Freud em 1895 postula reflexões sobre os chamados mecanismos de defesa, pelos quais o Ego frente às exigências das demais instâncias psíquicas, Id e Superego, se manifesta de forma a proteger o sujeito de conteúdos que para si sejam potenciais vias de adoecimento. O recalcamento, um dos mais antigos mecanismos, tem como função principal a eliminação de partes inteiras da vida afetiva e relacional profunda do indivíduo. Bergeret (2006) define o recalcamento como um processo ativo, destinado a guardar fora da consciência as representações inaceitáveis para a pessoa.

Fonte: https://goo.gl/1gKWrG

Este episódio da série em especial, traz reflexões sobre as limitações mentais do ser humano e até que ponto o total controle de seus pensamentos, emoções e memórias podem ser considerados saudáveis e sobre o possível distanciamento dessa condição no processo de saúde e doença. Liam, se torna obsessivo em relação a análise de todas as situações vividas por ele, trazendo desconforto ao mesmo de tal maneira, que todas as situações, que possivelmente para todos seriam ignoradas ou menos significativas, para Liam acabavam em pontos de intermináveis discussões. Não obstante o fato da real traição da esposa, a grande reflexão proposta aqui é sobre o uso excessivo do dispositivo, não sobre a ocasião da traição.

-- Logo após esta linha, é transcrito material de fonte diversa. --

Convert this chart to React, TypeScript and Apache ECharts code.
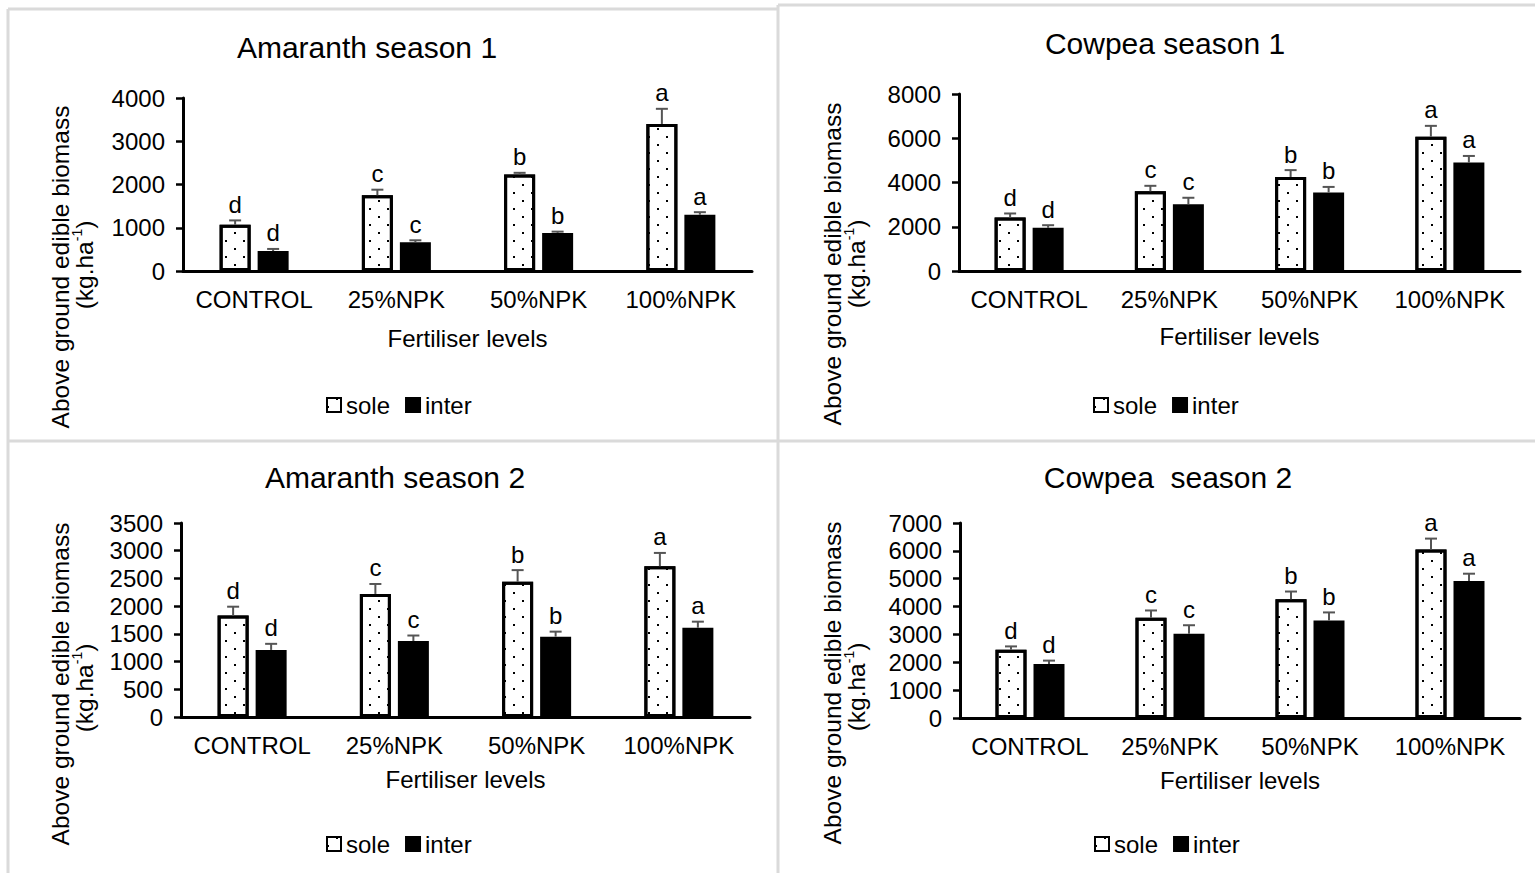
import React, { useEffect, useRef } from 'react';
import * as echarts from 'echarts';

const categories = ['CONTROL', '25%NPK', '50%NPK', '100%NPK'];
const seriesNames = ['sole', 'inter'];
const titles = ['Amaranth season 1', 'Cowpea season 1', 'Amaranth season 2', 'Cowpea  season 2'];
const xAxisName = 'Fertiliser levels';
const yAxisName = 'Above ground edible biomass';

const yMax = [4000, 8000, 3500, 7000];
const yInterval = [1000, 2000, 500, 1000];

const amaranth1Sole = [1070, 1750, 2230, 3400];
const amaranth1SoleErr = [100, 130, 40, 350];
const amaranth1Inter = [460, 665, 880, 1300];
const amaranth1InterErr = [50, 45, 30, 60];

const cowpea1Sole = [2420, 3600, 4250, 6070];
const cowpea1SoleErr = [180, 250, 310, 490];
const cowpea1Inter = [1950, 3020, 3550, 4900];
const cowpea1InterErr = [120, 290, 250, 300];

const amaranth2Sole = [1830, 2220, 2440, 2720];
const amaranth2SoleErr = [160, 180, 210, 240];
const amaranth2Inter = [1210, 1370, 1450, 1610];
const amaranth2InterErr = [110, 100, 90, 110];

const cowpea2Sole = [2450, 3600, 4260, 6050];
const cowpea2SoleErr = [120, 260, 280, 390];
const cowpea2Inter = [1940, 3020, 3500, 4920];
const cowpea2InterErr = [120, 310, 290, 260];

const soleLetters = ['d', 'c', 'b', 'a'];
const interLetters = ['d', 'c', 'b', 'a'];

const panelData = [
  { sole: amaranth1Sole, soleErr: amaranth1SoleErr, inter: amaranth1Inter, interErr: amaranth1InterErr },
  { sole: cowpea1Sole, soleErr: cowpea1SoleErr, inter: cowpea1Inter, interErr: cowpea1InterErr },
  { sole: amaranth2Sole, soleErr: amaranth2SoleErr, inter: amaranth2Inter, interErr: amaranth2InterErr },
  { sole: cowpea2Sole, soleErr: cowpea2SoleErr, inter: cowpea2Inter, interErr: cowpea2InterErr },
];

const FONT = '"Liberation Sans", Arial, sans-serif';
const BAR_W = 31;
const BAR_GAP = 7;

const layouts = [
  { grid: { left: 183, top: 98, width: 569, height: 173 }, title: [367, 47], legend: [326, 393], yName: [60, 267], yName2: [84, 265], nameGap: 55 },
  { grid: { left: 959, top: 94, width: 561, height: 177 }, title: [1165, 43], legend: [1093, 393], yName: [832, 264], yName2: [856, 264], nameGap: 53 },
  { grid: { left: 181, top: 523, width: 569, height: 194 }, title: [395, 477], legend: [326, 832], yName: [60, 684], yName2: [84, 688], nameGap: 50 },
  { grid: { left: 960, top: 523, width: 560, height: 195 }, title: [1168, 477], legend: [1094, 832], yName: [832, 683], yName2: [856, 687], nameGap: 50 },
];

function makeErr(values: number[], errs: number[], letters: string[], offset: number, k: number, name: string) {
  return {
    type: 'custom',
    name,
    xAxisIndex: k,
    yAxisIndex: k,
    z: 5,
    data: values.map((v, i) => [i, v, errs[i]]),
    encode: { x: 0, y: 1 },
    renderItem: (params: any, api: any) => {
      const i = api.value(0);
      const v = api.value(1);
      const e = api.value(2);
      const base = api.coord([i, v]);
      const top = api.coord([i, v + e]);
      const x = base[0] + offset;
      return {
        type: 'group',
        children: [
          { type: 'line', shape: { x1: x, y1: base[1], x2: x, y2: top[1] }, style: { stroke: '#555', lineWidth: 2 } },
          { type: 'line', shape: { x1: x - 6, y1: top[1], x2: x + 6, y2: top[1] }, style: { stroke: '#555', lineWidth: 2 } },
          {
            type: 'text',
            x,
            y: top[1] - 4,
            style: {
              text: letters[params.dataIndex],
              align: 'center',
              verticalAlign: 'bottom',
              fontSize: 24,
              fontFamily: FONT,
              fill: '#000',
            },
          },
        ],
      };
    },
  };
}

export default function App() {
  const ref = useRef<HTMLDivElement>(null);
  useEffect(() => {
    if (!ref.current) return;
    const chart = echarts.init(ref.current, undefined, { renderer: 'svg' });
    const off = (BAR_W + BAR_GAP) / 2;
    const series: any[] = [];
    panelData.forEach((p, k) => {
      series.push({
        type: 'bar',
        name: seriesNames[0],
        xAxisIndex: k,
        yAxisIndex: k,
        barWidth: BAR_W,
        barGap: (BAR_GAP / BAR_W) * 100 + '%',
        data: p.sole,
        itemStyle: {
          color: '#fff',
          borderColor: '#000',
          borderWidth: 3,
          decal: {
            symbol: 'rect',
            symbolSize: 1,
            color: '#000',
            dashArrayX: [[2, 16], [0, 9, 2, 7]],
            dashArrayY: [2, 6],
            rotation: 0,
          },
        },
      });
      series.push({
        type: 'bar',
        name: seriesNames[1],
        xAxisIndex: k,
        yAxisIndex: k,
        barWidth: BAR_W,
        data: p.inter,
        itemStyle: { color: '#000', borderColor: '#000', borderWidth: 3 },
      });
      series.push(makeErr(p.sole, p.soleErr, soleLetters, -off, k, 'sole error'));
      series.push(makeErr(p.inter, p.interErr, interLetters, off, k, 'inter error'));
    });

    const graphics: any[] = [];
    const border = { stroke: '#dadada', lineWidth: 3 };
    graphics.push({ type: 'line', shape: { x1: 8, y1: 9, x2: 778, y2: 9 }, style: border });
    graphics.push({ type: 'line', shape: { x1: 778, y1: 5, x2: 1535, y2: 5 }, style: border });
    graphics.push({ type: 'line', shape: { x1: 778, y1: 5, x2: 778, y2: 873 }, style: border });
    graphics.push({ type: 'line', shape: { x1: 8, y1: 441, x2: 1535, y2: 441 }, style: border });
    graphics.push({ type: 'line', shape: { x1: 8, y1: 9, x2: 8, y2: 873 }, style: border });
    layouts.forEach((l, k) => {
      graphics.push({
        type: 'text',
        x: l.title[0],
        y: l.title[1],
        style: { text: titles[k], align: 'center', verticalAlign: 'middle', textAlign: 'center', textVerticalAlign: 'middle', fontSize: 30, fontFamily: FONT, fill: '#000' },
      });
      graphics.push({
        type: 'text',
        x: l.yName[0],
        y: l.yName[1],
        rotation: Math.PI / 2,
        style: { text: yAxisName, align: 'center', verticalAlign: 'middle', textAlign: 'center', textVerticalAlign: 'middle', fontSize: 24.5, fontFamily: FONT, fill: '#000' },
      });
      graphics.push({
        type: 'text',
        x: l.yName2[0],
        y: l.yName2[1],
        rotation: Math.PI / 2,
        style: {
          text: '{n|(kg.ha}{s|-1}{n|)}',
          align: 'center',
          verticalAlign: 'middle',
          textAlign: 'center',
          textVerticalAlign: 'middle',
          fontFamily: FONT,
          fill: '#000',
          rich: {
            n: { fontSize: 24.5, fontFamily: FONT, fill: '#000', lineHeight: 28 },
            s: { fontSize: 14, fontFamily: FONT, fill: '#000', lineHeight: 14, verticalAlign: 'top' },
          },
        },
      });
    });

    chart.setOption({
      animation: false,
      backgroundColor: '#fff',
      grid: layouts.map((l) => ({ ...l.grid, containLabel: false })),
      xAxis: layouts.map((l, k) => ({
        type: 'category',
        gridIndex: k,
        data: categories,
        boundaryGap: true,
        axisTick: { show: false },
        axisLine: { show: true, lineStyle: { color: '#000', width: 3 } },
        axisLabel: { color: '#000', fontSize: 24, fontFamily: FONT, margin: 16, interval: 0 },
        name: xAxisName,
        nameLocation: 'middle',
        nameGap: l.nameGap,
        nameTextStyle: { color: '#000', fontSize: 24, fontFamily: FONT },
      })),
      yAxis: layouts.map((l, k) => ({
        type: 'value',
        gridIndex: k,
        min: 0,
        max: yMax[k],
        interval: yInterval[k],
        splitLine: { show: false },
        axisLine: { show: true, lineStyle: { color: '#000', width: 3 } },
        axisTick: { show: true, length: 7, lineStyle: { color: '#000', width: 2.5 } },
        axisLabel: { color: '#000', fontSize: 24, fontFamily: FONT, margin: 18, formatter: (v: number) => String(v) },
      })),
      legend: layouts.map((l) => ({
        data: seriesNames,
        left: l.legend[0],
        top: l.legend[1],
        padding: 0,
        itemWidth: 14,
        itemHeight: 14,
        itemGap: 15,
        icon: 'rect',
        selectedMode: false,
        textStyle: { color: '#000', fontSize: 24, fontFamily: FONT },
      })),
      graphic: { elements: graphics },
      series,
    });
    return () => chart.dispose();
  }, []);
  return (
    <div
      ref={ref}
      style={{ position: 'fixed', left: 0, top: 0, width: 1535, height: 873, background: '#fff' }}
    />
  );
}
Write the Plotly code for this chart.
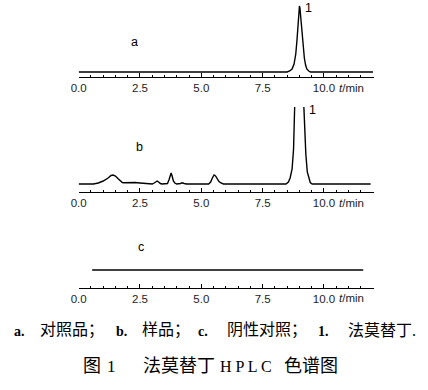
import plotly.graph_objects as go

# ---- data ----
t_a = [0.0, 8.5, 8.6, 8.7, 8.78, 8.85, 8.9, 8.95, 8.98, 9.0, 9.02, 9.05, 9.1, 9.15, 9.2, 9.25, 9.3, 9.38, 9.45, 12.0]
v_a = [0, 0, 1, 3, 8, 18, 32, 50, 62, 66, 64, 56, 40, 25, 14, 7, 3, 1, 0, 0]

t_b = [0.0, 0.6, 0.8, 1.0, 1.2, 1.32, 1.4, 1.5, 1.6, 1.7, 1.78, 1.85, 2.0, 2.3, 2.5, 2.7, 3.0,
       3.08, 3.15, 3.2, 3.26, 3.33, 3.4, 3.62, 3.68, 3.73, 3.77, 3.81, 3.86, 3.92, 4.0,
       4.15, 4.22, 4.3, 4.4, 5.3, 5.38, 5.45, 5.52, 5.58, 5.65, 5.72, 5.8, 5.9,
       8.45, 8.55, 8.62, 8.7, 8.76, 8.81, 8.85, 8.92, 9.0, 9.08, 9.15, 9.2, 9.26, 9.32, 9.38, 9.44, 9.52, 11.9]
v_b = [0, 0, 1, 3, 6, 8.5, 9, 8, 5.5, 3, 1.5, 1.2, 1.5, 1.5, 1, 0.5, 0,
       1, 2.5, 3, 2, 0.5, 0, 0.5, 4, 9, 11, 8, 3, 1, 0,
       0.5, 1.2, 0.5, 0, 0, 2, 6, 9, 8, 5, 2.5, 1, 0,
       0, 2, 6, 15, 35, 60, 85, 180, 260, 180, 95, 60, 30, 12, 5, 1.5, 0, 0]

t_c = [0.55, 11.6]
v_c = [0, 0]

tick_vals = [0.0, 2.5, 5.0, 7.5, 10.0]
tick_text = ["0.0", "2.5", "5.0", "7.5", "10.0"]
panel_labels = ["a", "b", "c"]
caption1_latin = ["a.", "b.", "c.", "1."]
caption1_cjk = ["对照品；", "样品；", "阴性对照；", "法莫替丁."]
caption2_parts = ["图", "1", "法莫替丁", "H P L C", "色谱图"]

W, H = 428, 390
def py(p):
    return 1 - p / H

fig = go.Figure()
line = dict(color="black", width=1.4)
fig.add_trace(go.Scatter(x=t_a, y=v_a, mode="lines", line=line, xaxis="x", yaxis="y"))
fig.add_trace(go.Scatter(x=t_b, y=v_b, mode="lines", line=line, xaxis="x2", yaxis="y2"))
fig.add_trace(go.Scatter(x=t_c, y=v_c, mode="lines", line=dict(color="black", width=1.5), xaxis="x3", yaxis="y3"))

xcommon = dict(range=[0, 12.04], domain=[72 / W, 373 / W], showline=True, linecolor="black", linewidth=1,
               ticks="inside", ticklen=4, tickwidth=1, tickcolor="black",
               tickvals=tick_vals, ticktext=tick_text, showgrid=False, zeroline=False,
               tickfont=dict(family="Liberation Sans, Arial", size=11.5, color="#222"),
               minor=dict(ticks="inside", dtick=0.5, ticklen=2.5, tickwidth=1, tickcolor="black", showgrid=False))
ycommon = dict(visible=False, showgrid=False, zeroline=False, fixedrange=True)

fig.update_layout(
    width=W, height=H, margin=dict(l=0, r=0, t=0, b=0),
    paper_bgcolor="white", plot_bgcolor="white", showlegend=False,
    xaxis=dict(xcommon, anchor="y"),
    xaxis2=dict(xcommon, anchor="y2"),
    xaxis3=dict(xcommon, anchor="y3"),
    yaxis=dict(ycommon, domain=[py(77), py(0)], range=[-5, 72], anchor="x"),
    yaxis2=dict(ycommon, domain=[py(192), py(107)], range=[-8, 77], anchor="x2"),
    yaxis3=dict(ycommon, domain=[py(288), py(230)], range=[-18, 40], anchor="x3"),
)

ann = []
lab_font = dict(family="Liberation Sans, Arial", size=12.5, color="black")
for lab, (xp, yp) in zip(panel_labels, [(129, 42), (134, 147), (136, 247)]):
    ann.append(dict(text=lab, x=xp / W, y=py(yp), xref="paper", yref="paper", showarrow=False,
                    xanchor="center", yanchor="middle", font=lab_font))
for (xp, yp) in [(306, 8), (310, 110)]:
    ann.append(dict(text="1", x=xp / W, y=py(yp), xref="paper", yref="paper", showarrow=False,
                    xanchor="center", yanchor="middle", font=lab_font))
for yp in [88, 203, 298]:
    ann.append(dict(text="<i>t</i>/min", x=335 / W, y=py(yp), xref="paper", yref="paper", showarrow=False,
                    xanchor="left", yanchor="middle", font=dict(family="Liberation Sans, Arial", size=11.5, color="#222")))

serif = "Liberation Serif, Noto Sans CJK SC"
for txt, xp in zip(caption1_latin, [4, 108, 192, 314]):
    ann.append(dict(text="<b>" + txt + "</b>", x=xp / W, y=py(331), xref="paper", yref="paper", showarrow=False,
                    xanchor="left", yanchor="middle", font=dict(family=serif, size=14, color="black")))
for txt, xp in zip(caption1_cjk, [31, 135, 221, 344]):
    ann.append(dict(text=txt, x=xp / W, y=py(330), xref="paper", yref="paper", showarrow=False,
                    xanchor="left", yanchor="middle", font=dict(family=serif, size=16, color="black")))
for txt, xp, fs in zip(caption2_parts, [74, 99, 136, 214, 279], [18, 17, 18, 16, 18]):
    ann.append(dict(text=txt, x=xp / W, y=py(366), xref="paper", yref="paper", showarrow=False,
                    xanchor="left", yanchor="middle", font=dict(family=serif, size=fs, color="black")))
fig.update_layout(annotations=ann)

fig.write_html("out.html")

Os mecanismos de defesa psicanalíticos na maioria das vezes têm como função principal o alivio de tensão psíquica do ser humano, servindo como via de escape para problemas de pouca (ou maior) importância, possibilitando certa “qualidade de vida” ao sujeito em hipótese. Após incansáveis análises aos fatos ocorridos, Liam chega à conclusão de que realmente ocorrera o ato de infidelidade, entra em conflito com Fi e sai de casa deixando esposa e filha, removendo por conta própria ao final o Grão.

Levando em consideração aspectos ainda não citados, todas as pessoas que por motivos diversos não se utilizavam desta tecnologia, eram tidos como estranhos no meio social, se relacionando a posicionamentos políticos pouco convencionais, divergentes dos meios de vida vigentes. Zygmunt Bauman(2003), sociólogo polonês, trata em sua obra Modernidade Líquida sobre temas como estes, o movimento da sociedade em convergência com o avanço da tecnologia e reflexões sobre o desenvolvimento do ser humano em relação a ela. Como última reflexão, deixo este trecho do livro, que de alguma maneira reflete o que foi discutido aqui.

Fonte: https://goo.gl/TFLTAL

Os adolescentes equipados com confessionários eletrônicos portáteis são apenas aprendizes treinando e treinados na arte de viver numa sociedade confessional – uma sociedade notória por eliminar a fronteira que antes separava o privado e o público, por transformar o ato de expor publicamente o privado numa virtude e num dever público […] (BAUMAN, 2003).

REFERÊNCIAS:

Bergeret, J. O problema das defesas. In: Bergeret, J. …[et al.]. Psicopatologia: teoria e clínica. Porto Alegre: Artmed, 2006.

Freud, Sigmund. (1915). O Recalcamento. Edição Standard Brasileira das Obras Psicológicas Completas, Vol. XIV. Rio de Janeiro: Imago, 1996.

BAUMAN, Zygmunt. Modernidade Líquida. Tradução: Plínio Dentzien. Rio de Janeiro: Zahar, 2003.